Breaking change in C++20 or regression in clang-trunk/gcc-trunk when overloading equality comparison with non-Boolean return value?

Yes, the code in fact breaks in C++20.

The expression Foo{} != Foo{} has three candidates in C++20 (whereas there was only one in C++17):

Meta operator!=(Foo& /*this*/, const Foo&); // #1
Meta operator==(Foo& /*this*/, const Foo&); // #2
Meta operator==(const Foo&, Foo& /*this*/); // #3 - which is #2 reversed

This comes from the new rewritten candidate rules in [over.match.oper]/3.4. All of those candidates are viable, since our Foo arguments are not const. In order to find the best viable candidate, we have to go through our tiebreakers.

The relevant rules for best viable function are, from []/2:

Given these definitions, a viable function F1 is defined to be a better function than another viable function F2 if for all arguments i, ICSi(F1) is not a worse conversion sequence than ICSi(F2), and then

  • [... lots of irrelevant cases for this example ...] or, if not that, then
  • F2 is a rewritten candidate ([over.match.oper]) and F1 is not
  • F1 and F2 are rewritten candidates, and F2 is a synthesized candidate with reversed order of parameters and F1 is not

#2 and #3 are rewritten candidates, and #3 has reversed order of parameters, while #1 is not rewritten. But in order to get to that tiebreaker, we need to first get through that initial condition: for all arguments the conversion sequences are not worse.

#1 is better than #2 because all the conversion sequences are the same (trivially, because the function parameters are the same) and #2 is a rewritten candidate while #1 is not.

But... both pairs #1/#3 and #2/#3 get stuck on that first condition. In both cases, the first parameter has a better conversion sequence for #1/#2 while the second parameter has a better conversion sequence for #3 (the parameter that is const has to undergo an extra const qualification, so it has a worse conversion sequence). This const flip-flop causes us to not be able to prefer either one.

As a result, the whole overload resolution is ambiguous.

As far as I understand, this only works as long as the return type is bool.

That's not correct. We unconditionally consider rewritten and reversed candidates. The rule we have is, from [over.match.oper]/9:

If a rewritten operator== candidate is selected by overload resolution for an operator @, its return type shall be cv bool

That is, we still consider these candidates. But if the best viable candidate is an operator== that returns, say, Meta - the result is basically the same as if that candidate was deleted.

We did not want to be in a state where overload resolution would have to consider the return type. And in any case, the fact that the code here returns Meta is immaterial - the problem would also exist if it returned bool.

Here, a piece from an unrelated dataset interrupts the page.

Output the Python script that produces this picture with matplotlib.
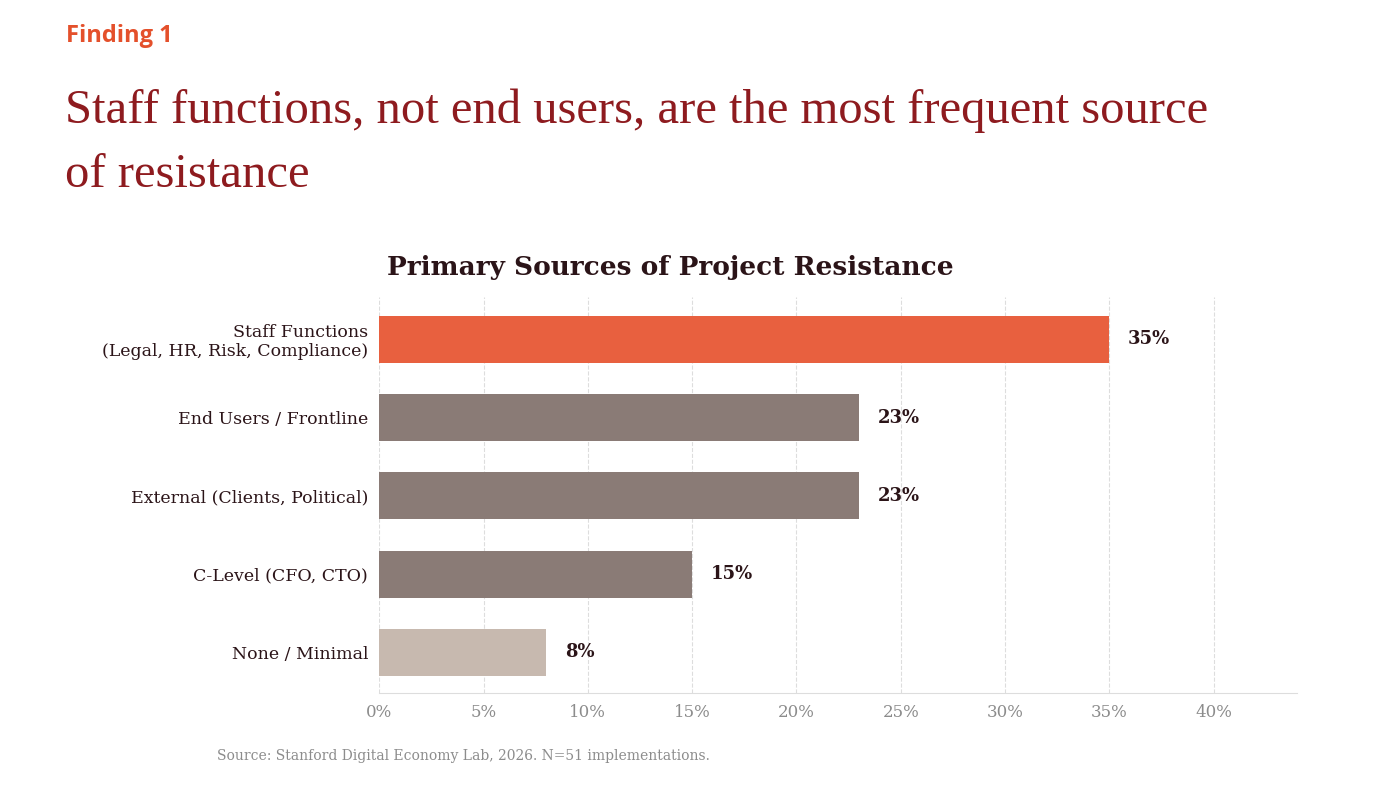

Thankfully, the fix here is easy:

struct Foo {
    Meta operator==(const Foo&) const;
    Meta operator!=(const Foo&) const;
    //                         ^^^^^^

Once you make both comparison operators const, there is no more ambiguity. All the parameters are the same, so all the conversion sequences are trivially the same. #1 would now beat #3 by not by rewritten and #2 would now beat #3 by not being reversed - which makes #1 the best viable candidate. Same outcome that we had in C++17, just a few more steps to get there.

The Eigen issue appears to reduce to the following:

using Scalar = double;

template<class Derived>
struct Base {
    friend inline int operator==(const Scalar&, const Derived&) { return 1; }
    int operator!=(const Scalar&) const;

struct X : Base<X> {};

int main() {
    X{} != 0.0;

The two candidates for the expression are

  1. the rewritten candidate from operator==(const Scalar&, const Derived&)
  2. Base<X>::operator!=(const Scalar&) const

Per [over.match.funcs]/4, as operator!= was not imported into the scope of X by a using-declaration, the type of the implicit object parameter for #2 is const Base<X>&. As a result, #1 has a better implicit conversion sequence for that argument (exact match, rather than derived-to-base conversion). Selecting #1 then renders the program ill-formed.

Possible fixes:

  • Add using Base::operator!=; to Derived, or
  • Change the operator== to take a const Base& instead of a const Derived&.

[]/2 lists how valid overloads in a set are prioritized. Section 2.8 tells us that F1 is better than F2 if (among many other things):

F2 is a rewritten candidate ([over.match.oper]) and F1 is not

The example there shows an explicit operator< being called even though operator<=> is there.

And [over.match.oper]/3.4.3 tells us that the candidacy of operator== in this circumstance is a rewritten candidate.

However, your operators forget one crucial thing: they should be const functions. And making them not const causes earlier aspects of overload resolution to come into play. Neither function is an exact match, as non-const-to-const conversions need to happen for different arguments. That causes the ambiguity in question.

Once you make them const, Clang trunk compiles.

I can't speak to the rest of Eigen, as I don't know the code, it's very large, and thus can't fit in an MCVE.